Family law is already so far behind the reality of modern day family life and relationships, this review of cohabitation rights was desperately needed to bring it up to date. The ditching of the review is a massive retrograde step.

* * *

I won't name names, but loved this media tip from the managing partner of a big City firm:  "If my phone rings in a meeting and I see it's a client, I will wait to the end of the meeting to answer; if it's a bank lender, I'll ask my secretary to say I'll call back immediately after the meeting; if it's a journalist, I'll answer the call right away".   No wonder he's such a favourite with the media!

Saturday, 10 September 2011

Sue Brown

Completely out of the blue, at the end of this week the MoJ announced a ban on referral fees.  Insurers welcomed the ban, but others felt the announcement was rather at odds with the Legal Services Board's conclusion that a total ban was inappropriate, and that instead the focus should be on creating greater transparency.
Prolegal's Sue Brown happened to be at our offices while it was all kicking off, so a brilliant opportunity to get her take on the issue first hand.  Sue is a highly experienced and market-leading claimant lawyer, and has very strong views that she is not afraid to put on the record.  She believes the ban will be extremely dangerous for consumers because, she says, insurers' enthusiasm for the ban has less to do with their distaste for 'treating clients as commodities to be bought and sold', and more to do with their having spotted an opportunity to remove independent solicitors from the process altogether.  Post Online's coverage of the story lead with Sue's comments, under the banner 'Prolegal warns MoJ over dangerous referral fee decision'.  Sue is clearly a woman to be approached with caution!

Prolegal has a reputation for doing things differently and their response to the referral fees ban was no exception.  In addition to the expert comment that Sue was only too happy to provide to the press, the firm decided to commission a cartoon.  We put them in touch with nationals-and-private-Eye regular Ken Pyne who at breath-taking speed produced this gem for us.  

Check out Prolegal's new website too - a dramatic change of image indicative of their move up-market, adding a range of high-value-add legal services to their commoditised offering.

* * *

Others had plenty to say on the ban as well, many coming from an altogether different point of view.  We were busy across the whole Kysen team placing comment from the London Solicitors Litigation Association, Parabis, and the Forum of Insurance Lawyers, who all had insightful points to make to further the debate.  

Our man Elliott here was particularly busy dealing with national and insurance press - at one point an enquiry from Channel 4 as well.  He thoroughly enjoyed himself - an exciting flurry of activity at the end of an already-busy week (or at least that's what he told me...)

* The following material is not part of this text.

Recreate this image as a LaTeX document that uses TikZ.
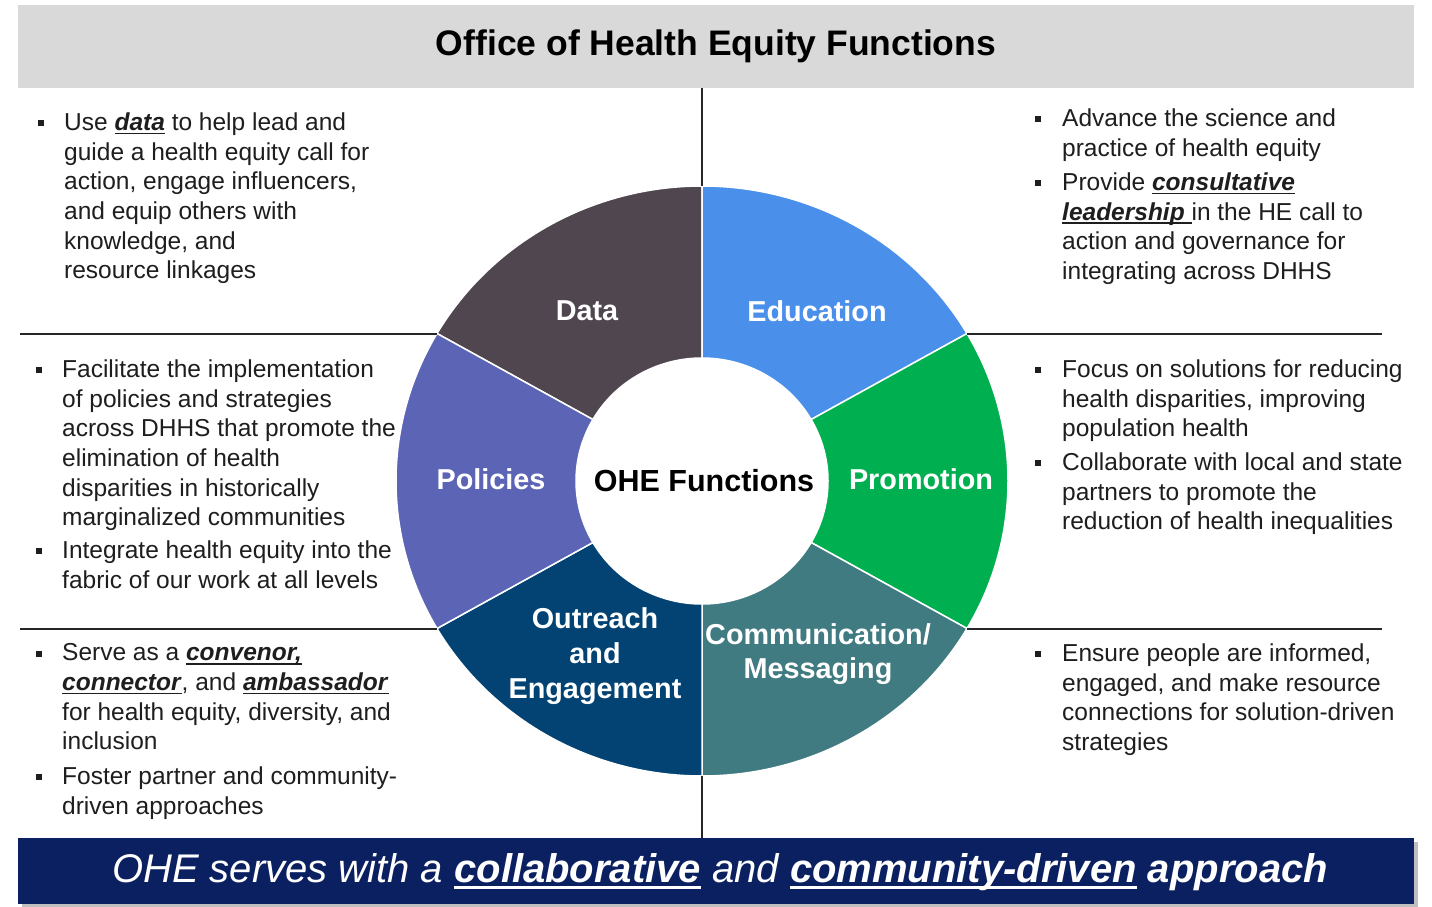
\documentclass[tikz,border=0pt]{standalone}
\usepackage{fontspec}
\setmainfont{Liberation Sans}
\usetikzlibrary{calc}
\definecolor{bannergray}{HTML}{D9D9D9}
\definecolor{navy}{HTML}{0A2060}
\definecolor{cdata}{HTML}{50464F}
\definecolor{cedu}{HTML}{4A8FEA}
\definecolor{cpromo}{HTML}{00AF50}
\definecolor{ccomm}{HTML}{417B82}
\definecolor{coutr}{HTML}{034373}
\definecolor{cpol}{HTML}{5C65B5}
\definecolor{txtc}{HTML}{1E1E1E}
\newcommand{\myul}[1]{\setbox0\hbox{#1}\rlap{\rule[-0.16em]{\wd0}{0.065em}}\box0\relax}
\newcommand{\bu}[1]{\myul{\textbf{\textit{#1}}}}
\newcommand{\seg}[3]{\fill[#1, draw=white, line width=1.5pt] ($(C)+(#2:306 and 295)$) arc[start angle=#2, end angle=#3, x radius=306, y radius=295] -- ($(C)+(#3:126 and 123)$) arc[start angle=#3, end angle=#2, x radius=126, y radius=123] -- cycle;}
\begin{document}
\begin{tikzpicture}[x=1pt,y=-1pt,
  body/.style={anchor=north west, inner sep=0pt, align=left, text=txtc, font=\fontsize{24.5}{29.7}\selectfont},
  bul/.style={fill=txtc, minimum size=5.5pt, inner sep=0pt},
  seglabel/.style={text=white, font=\fontsize{28.8}{34}\selectfont\bfseries, align=center, inner sep=0pt},
  rule/.style={draw=black!85, line width=1.1pt}]
\useasboundingbox (0,0) rectangle (1432,907);
\fill[white] (0,0) rectangle (1432,907);
% title banner
\node[fill=bannergray, minimum width=1396pt, minimum height=83pt, inner sep=0pt, anchor=north west] (banner) at (18,5) {};
\node[font=\fontsize{35.5}{40}\selectfont\bfseries, inner sep=0pt] (title) at (716,46) {Office of Health Equity Functions};
% donut
\coordinate (C) at (702,481);
\seg{cdata}{-90}{-150}
\seg{cedu}{-30}{-90}
\seg{cpromo}{30}{-30}
\seg{ccomm}{90}{30}
\seg{coutr}{150}{90}
\seg{cpol}{210}{150}
\node[font=\fontsize{30.5}{36}\selectfont\bfseries, inner sep=0pt] (center) at (704,481) {OHE Functions};
\node[seglabel] (data) at (587,311) {Data};
\node[seglabel] (edu) at (817,311) {Education};
\node[seglabel] (pol) at (491,479) {Policies};
\node[seglabel] (promo) at (921,479) {Promotion};
\node[seglabel, font=\fontsize{28.8}{35}\selectfont\bfseries] (outr) at (595,656) {Outreach\\and\\Engagement};
\node[seglabel] (comm) at (818,654) {Communication/\\Messaging};
% rules
\coordinate (vt1) at (702,88);
\coordinate (vt2) at (702,186);
\coordinate (vb1) at (702,776);
\coordinate (vb2) at (702,838);
\coordinate (hl1a) at (20,334);
\coordinate (hl1b) at (437,334);
\coordinate (hr1a) at (967,334);
\coordinate (hr1b) at (1382,334);
\coordinate (hl2a) at (20,629);
\coordinate (hl2b) at (437,629);
\coordinate (hr2a) at (967,629);
\coordinate (hr2b) at (1382,629);
\draw[rule] (vt1) -- (vt2);
\draw[rule] (vb1) -- (vb2);
\draw[rule] (hl1a) -- (hl1b);
\draw[rule] (hr1a) -- (hr1b);
\draw[rule] (hl2a) -- (hl2b);
\draw[rule] (hr2a) -- (hr2b);
% left top
\node[body] (lt1) at (64,112.5) {Use \bu{data} to help lead and\\guide a health equity call for\\action, engage influencers,\\and equip others with\\knowledge, and\\resource linkages};
\node[bul] (blt1) at (41,123) {};
% right top
\node[body] (rt1) at (1062,108.5) {Advance the science and\\practice of health equity};
\node[bul] (brt1) at (1038,119) {};
\node[body] (rt2) at (1062,172.5) {Provide \bu{consultative}\\\bu{leadership }in the HE call to\\action and governance for\\integrating across DHHS};
\node[bul] (brt2) at (1038,183) {};
% left middle
\node[body] (lm1) at (62,359.5) {Facilitate the implementation\\of policies and strategies\\across DHHS that promote the\\elimination of health\\disparities in historically\\marginalized communities};
\node[bul] (blm1) at (39,370) {};
\node[body] (lm2) at (62,540.5) {Integrate health equity into the\\fabric of our work at all levels};
\node[bul] (blm2) at (39,551) {};
% right middle
\node[body] (rm1) at (1062,359.5) {Focus on solutions for reducing\\health disparities, improving\\population health};
\node[bul] (brm1) at (1038,370) {};
\node[body] (rm2) at (1062,452.5) {Collaborate with local and state\\partners to promote the\\reduction of health inequalities};
\node[bul] (brm2) at (1038,463) {};
% left bottom
\node[body] (lb1) at (62,643.5) {Serve as a \bu{convenor,}\\\bu{connector}, and \bu{ambassador}\\for health equity, diversity, and\\inclusion};
\node[bul] (blb1) at (39,654) {};
\node[body] (lb2) at (62,766.5) {Foster partner and community-\\driven approaches};
\node[bul] (blb2) at (39,777) {};
% right bottom
\node[body] (rb1) at (1062,643.5) {Ensure people are informed,\\engaged, and make resource\\connections for solution-driven\\strategies};
\node[bul] (brb1) at (1038,654) {};
% footer
\fill[black!25] (22,842) rectangle (1418,908);
\node[fill=navy, minimum width=1396pt, minimum height=66pt, inner sep=0pt, anchor=north west] (footer) at (18,838) {};
\node[text=white, font=\fontsize{40}{46}\selectfont\itshape, inner sep=0pt] (foottext) at (720,872) {OHE serves with a \myul{\textbf{collaborative}} and \myul{\textbf{community-driven}} \textbf{approach}};
\end{tikzpicture}
\end{document}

Light relief this week came in the form of Vogue Fashion's Night Out, a global event taking place in no less than 16 countries around the world including, of course, London (Covent Garden for the first time), Milan, Paris, New York.   Brilliant fun! Even though we only made it to two shops.  But when you're offered champagne, food and beauty treatments while you shop, where's the incentive to move on!  Thanks Betsey Johnson and The Sanctuary Spa!

Sunday, 4 September 2011

Nicky Richmond

Straight-talking Nicky Richmond is a legal blogger to watch. I'd highly recommend you check out her blogs and twitter feed. Nicky is joint managing partner of boutique law firm Brecher and renown for telling it exactly as it is, whether advising clients and large-scale property finance transactions or sharing her views on the inner workings of the legal profession. Not surprisingly, clients and colleagues love Nicky for just this. You can get a taste of her inimitable style from her twitter feed, (her ID is 'saysitstraight') and her personal blog (entitled 'Saying It Straight').

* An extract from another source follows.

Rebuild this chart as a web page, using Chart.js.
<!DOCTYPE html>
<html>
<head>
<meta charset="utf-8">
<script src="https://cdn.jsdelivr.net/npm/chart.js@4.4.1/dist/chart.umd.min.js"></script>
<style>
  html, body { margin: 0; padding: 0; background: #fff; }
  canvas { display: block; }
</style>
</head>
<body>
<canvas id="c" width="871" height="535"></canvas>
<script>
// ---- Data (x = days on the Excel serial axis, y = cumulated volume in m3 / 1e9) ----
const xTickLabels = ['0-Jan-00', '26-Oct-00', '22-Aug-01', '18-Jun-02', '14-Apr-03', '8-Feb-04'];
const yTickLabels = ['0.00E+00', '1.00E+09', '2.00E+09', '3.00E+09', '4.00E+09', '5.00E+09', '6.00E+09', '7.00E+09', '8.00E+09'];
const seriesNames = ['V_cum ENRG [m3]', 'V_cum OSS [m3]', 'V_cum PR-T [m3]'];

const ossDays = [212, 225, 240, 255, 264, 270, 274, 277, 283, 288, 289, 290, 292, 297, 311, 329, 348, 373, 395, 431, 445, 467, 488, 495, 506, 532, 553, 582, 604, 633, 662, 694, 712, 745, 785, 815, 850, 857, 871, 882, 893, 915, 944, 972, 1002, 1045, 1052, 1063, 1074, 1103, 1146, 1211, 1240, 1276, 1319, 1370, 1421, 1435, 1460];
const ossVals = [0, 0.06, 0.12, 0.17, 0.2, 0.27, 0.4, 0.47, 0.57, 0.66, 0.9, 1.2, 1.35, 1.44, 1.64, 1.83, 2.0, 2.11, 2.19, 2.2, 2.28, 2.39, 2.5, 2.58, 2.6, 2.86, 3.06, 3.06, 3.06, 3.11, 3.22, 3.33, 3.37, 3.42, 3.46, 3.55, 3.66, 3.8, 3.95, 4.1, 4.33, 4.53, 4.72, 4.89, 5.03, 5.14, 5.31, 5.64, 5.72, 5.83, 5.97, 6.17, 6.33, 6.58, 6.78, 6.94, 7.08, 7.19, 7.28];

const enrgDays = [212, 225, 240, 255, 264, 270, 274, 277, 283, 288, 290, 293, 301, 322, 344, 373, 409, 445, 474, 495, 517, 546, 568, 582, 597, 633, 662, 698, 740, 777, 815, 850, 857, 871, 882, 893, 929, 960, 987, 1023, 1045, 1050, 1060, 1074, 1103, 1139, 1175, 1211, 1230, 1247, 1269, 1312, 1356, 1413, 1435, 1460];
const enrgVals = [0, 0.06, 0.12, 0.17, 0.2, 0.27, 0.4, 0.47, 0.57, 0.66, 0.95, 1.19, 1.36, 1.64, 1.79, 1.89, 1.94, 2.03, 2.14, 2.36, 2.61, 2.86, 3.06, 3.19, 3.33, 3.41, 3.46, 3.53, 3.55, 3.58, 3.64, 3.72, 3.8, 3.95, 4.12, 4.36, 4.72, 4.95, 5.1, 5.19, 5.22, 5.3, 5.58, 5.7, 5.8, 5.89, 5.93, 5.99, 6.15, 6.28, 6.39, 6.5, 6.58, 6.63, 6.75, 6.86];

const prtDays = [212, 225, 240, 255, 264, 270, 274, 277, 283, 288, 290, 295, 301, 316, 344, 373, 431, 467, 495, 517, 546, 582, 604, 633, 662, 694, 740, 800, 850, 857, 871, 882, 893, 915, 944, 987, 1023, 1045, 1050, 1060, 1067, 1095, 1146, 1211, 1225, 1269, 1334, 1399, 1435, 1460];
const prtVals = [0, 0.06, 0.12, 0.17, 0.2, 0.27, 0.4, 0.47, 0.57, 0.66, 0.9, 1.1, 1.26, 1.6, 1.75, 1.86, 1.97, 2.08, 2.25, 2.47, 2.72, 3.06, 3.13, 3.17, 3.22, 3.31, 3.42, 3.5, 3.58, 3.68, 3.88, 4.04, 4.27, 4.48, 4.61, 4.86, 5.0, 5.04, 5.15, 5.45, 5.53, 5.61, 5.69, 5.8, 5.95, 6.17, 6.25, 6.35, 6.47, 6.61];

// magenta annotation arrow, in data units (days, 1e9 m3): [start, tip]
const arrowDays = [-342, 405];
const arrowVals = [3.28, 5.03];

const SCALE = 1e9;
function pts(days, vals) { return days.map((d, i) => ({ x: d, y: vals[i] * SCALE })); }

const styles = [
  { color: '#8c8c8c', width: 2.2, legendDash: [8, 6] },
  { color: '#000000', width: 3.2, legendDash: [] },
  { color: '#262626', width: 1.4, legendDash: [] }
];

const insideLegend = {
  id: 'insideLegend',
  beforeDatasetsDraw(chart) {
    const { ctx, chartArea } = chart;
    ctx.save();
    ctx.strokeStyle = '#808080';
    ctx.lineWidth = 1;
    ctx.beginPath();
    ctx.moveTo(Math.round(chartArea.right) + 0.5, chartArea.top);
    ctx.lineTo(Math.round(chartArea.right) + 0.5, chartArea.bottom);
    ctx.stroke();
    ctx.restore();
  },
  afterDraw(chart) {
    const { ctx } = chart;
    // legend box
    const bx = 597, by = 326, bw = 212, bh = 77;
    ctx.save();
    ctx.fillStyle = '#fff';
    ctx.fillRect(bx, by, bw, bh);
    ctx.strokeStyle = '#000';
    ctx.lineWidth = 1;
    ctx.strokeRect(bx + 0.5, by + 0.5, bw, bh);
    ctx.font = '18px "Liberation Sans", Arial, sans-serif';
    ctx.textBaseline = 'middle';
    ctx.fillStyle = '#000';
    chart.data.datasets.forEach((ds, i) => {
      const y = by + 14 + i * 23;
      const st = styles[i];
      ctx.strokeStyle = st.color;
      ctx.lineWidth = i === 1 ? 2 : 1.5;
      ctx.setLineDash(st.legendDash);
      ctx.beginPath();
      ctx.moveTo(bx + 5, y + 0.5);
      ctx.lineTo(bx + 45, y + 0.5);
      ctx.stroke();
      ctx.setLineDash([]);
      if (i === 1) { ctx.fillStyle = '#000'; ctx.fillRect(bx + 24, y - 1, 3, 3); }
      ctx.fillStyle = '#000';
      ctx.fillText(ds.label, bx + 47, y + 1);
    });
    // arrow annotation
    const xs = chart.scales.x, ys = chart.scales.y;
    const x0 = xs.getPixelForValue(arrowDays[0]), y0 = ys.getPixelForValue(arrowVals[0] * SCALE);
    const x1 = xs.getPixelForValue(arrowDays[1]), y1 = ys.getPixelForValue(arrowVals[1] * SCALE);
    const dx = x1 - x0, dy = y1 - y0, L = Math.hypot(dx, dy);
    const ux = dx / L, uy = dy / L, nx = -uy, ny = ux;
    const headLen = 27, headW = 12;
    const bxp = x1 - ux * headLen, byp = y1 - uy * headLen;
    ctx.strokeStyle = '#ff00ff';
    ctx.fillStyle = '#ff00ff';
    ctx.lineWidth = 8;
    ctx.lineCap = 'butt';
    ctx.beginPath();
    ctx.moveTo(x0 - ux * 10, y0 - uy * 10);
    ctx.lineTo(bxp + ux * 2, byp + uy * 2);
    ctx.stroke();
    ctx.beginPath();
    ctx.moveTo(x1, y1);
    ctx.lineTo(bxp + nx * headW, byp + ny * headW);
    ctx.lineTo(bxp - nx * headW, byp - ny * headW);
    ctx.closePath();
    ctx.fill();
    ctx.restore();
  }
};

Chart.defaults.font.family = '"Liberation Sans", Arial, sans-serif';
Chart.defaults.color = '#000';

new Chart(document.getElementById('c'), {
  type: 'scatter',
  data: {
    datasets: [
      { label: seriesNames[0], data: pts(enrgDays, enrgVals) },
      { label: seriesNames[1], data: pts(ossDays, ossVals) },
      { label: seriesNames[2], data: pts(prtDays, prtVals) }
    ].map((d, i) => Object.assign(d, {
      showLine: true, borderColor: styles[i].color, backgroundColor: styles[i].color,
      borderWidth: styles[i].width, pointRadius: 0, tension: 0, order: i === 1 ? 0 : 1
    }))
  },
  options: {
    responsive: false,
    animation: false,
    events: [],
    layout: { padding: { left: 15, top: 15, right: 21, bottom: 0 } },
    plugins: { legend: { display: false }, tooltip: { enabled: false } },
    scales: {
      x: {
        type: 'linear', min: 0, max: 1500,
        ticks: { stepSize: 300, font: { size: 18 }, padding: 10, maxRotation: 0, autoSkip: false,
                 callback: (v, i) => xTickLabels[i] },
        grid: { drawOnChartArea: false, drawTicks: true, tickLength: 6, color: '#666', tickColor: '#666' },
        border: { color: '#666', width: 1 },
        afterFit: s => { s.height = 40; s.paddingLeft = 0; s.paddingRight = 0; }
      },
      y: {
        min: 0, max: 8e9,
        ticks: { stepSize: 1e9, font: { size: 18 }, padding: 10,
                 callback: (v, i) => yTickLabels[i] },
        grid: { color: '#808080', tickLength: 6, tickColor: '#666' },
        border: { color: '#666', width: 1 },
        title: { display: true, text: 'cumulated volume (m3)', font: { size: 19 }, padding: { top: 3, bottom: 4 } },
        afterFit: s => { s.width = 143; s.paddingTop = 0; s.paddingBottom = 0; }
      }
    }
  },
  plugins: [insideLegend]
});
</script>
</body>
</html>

What I find particularly skilful is how Nicky perfects adjusting her voice to suit different platforms. For example she blogs regularly for Estates Gazette, and these are highly entertaining reads. Take a look at this blog post about the 'Strange New Beasts' that are to be found in the property finance arena currently, and how parties looking for finance need to look in quite unusual places these days.  In addition she writes for the print edition: her blog pieces are sometimes reproduced in print, then followed by slightly more technical articles on the same topic for the professional pages, using an altogether more serious tone of voice. 

Different again is her personal blog Saying It Straight, ('as sure as eggs is eggs - food and law') where she recently wrote a hilarious piece about lawyers during 'Dog Days', being the days in August ending with the 24th 'defining a time period that is hot or stagnant, or marked by dull lack of progress'.  If you're involved in the legal profession, you'll find this amusing...
Follow Nicky and enjoy!


International bank litigation kicked off in a big way this weekend with news that the US Federal Housing Finance Agency's has filed lawsuits against 17 foreign banks (including three in the UK) for allegedly misleading them over the quality of mortgages sold. 

Joe Lynam's piece for the BBC was masterful in its succinctness, summarising a highly complex area in a very short broadcast segment. An excellent case study in the structure and brevity of broadcast stories compared to print media.  

Exciting news for Kysen this week was our move to 22 Long Acre, in the heart of London's creative district, Covent Garden. The building we have moved to is the former headquarters of Channel 5. It's an inspiring place to work and we are all loving it.

We had some intriguing comments when we tweeted photos of the area, including some of the local street performers, and asked people to guess where we'd moved to. My favourite was in response to this photo: legal journo and academic @richardparnham tweeted 
 "I didn't know The Body Shop, or Kysen, had opened a branch in Narnia..." 
Well he does now!

My other favourite quote was from one of our staff after a client meeting on our new roof terrace:
"we need to bring in our sunglasses now we're working here."  
Not sure the English weather will allow this to become much of a problem!